A crocodile is a component of train protection systems used in France and Belgium. It works similarly to the Automatic Warning System (AWS) used in the United Kingdom.

Communication between the ground-based signalling system and the in-cab equipment is made by the crocodile, an electrical contact placed between the rails and a metallic brush mounted beneath the locomotive cab. It is distinctively French, originating on the Chemins de Fer du Nord around 1872, spreading throughout France and penetrating into Belgium and Luxembourg after 1900. It was intended principally to provide evidence of the alertness of the driver, not to act to control a train automatically.

The crocodile is an invention of the engineers Lartigue and Forest. Originally it was placed 100–200 metres in front of a distant signal, usually a red disc of "deferred stop".  When recording of cab signals was introduced, the device was moved closer to the signal, most often directly opposite it, to reduce the chance of a change of the signal between the time the locomotive passed over the crocodile and when the locomotive actually passed the signal. If a signal changed suddenly to a caution or danger aspect in the face of the driver, it would appear that he had not noticed it and had been surprised, when that was not the case.

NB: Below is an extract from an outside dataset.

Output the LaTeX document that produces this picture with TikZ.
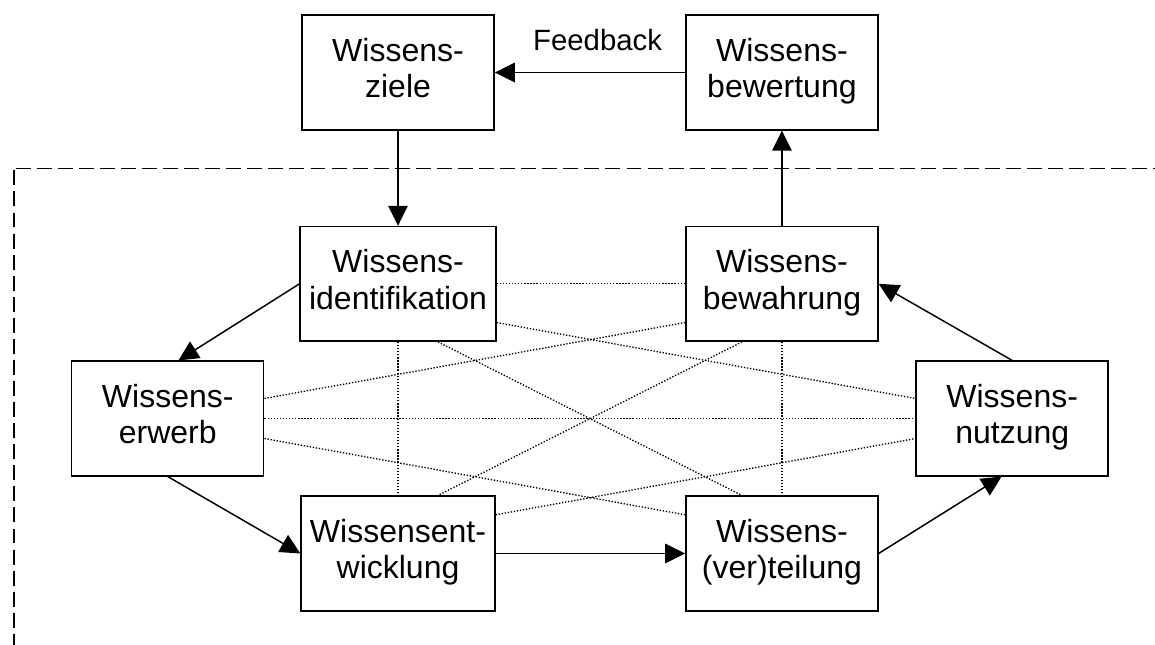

The crocodile can provide two different pieces of information to the driver, according to the aspect of the corresponding signal:
 The "Répétition Signal Fermé" (which literally means "repetition of closed signal"), corresponding to a caution  or danger signal, applies a +20 V voltage to the crocodile, causing a warning horn to beep in the driver's cab. Then, unless the driver pushes the acknowledgement button within five seconds, the emergency brakes are applied automatically.
 The "Répétition Signal Ouvert" (which literally means "repetition of opened signal"), corresponding to a proceed signal, applies a -20 V voltage to the crocodile, causing a bell to ring in the driver's cab.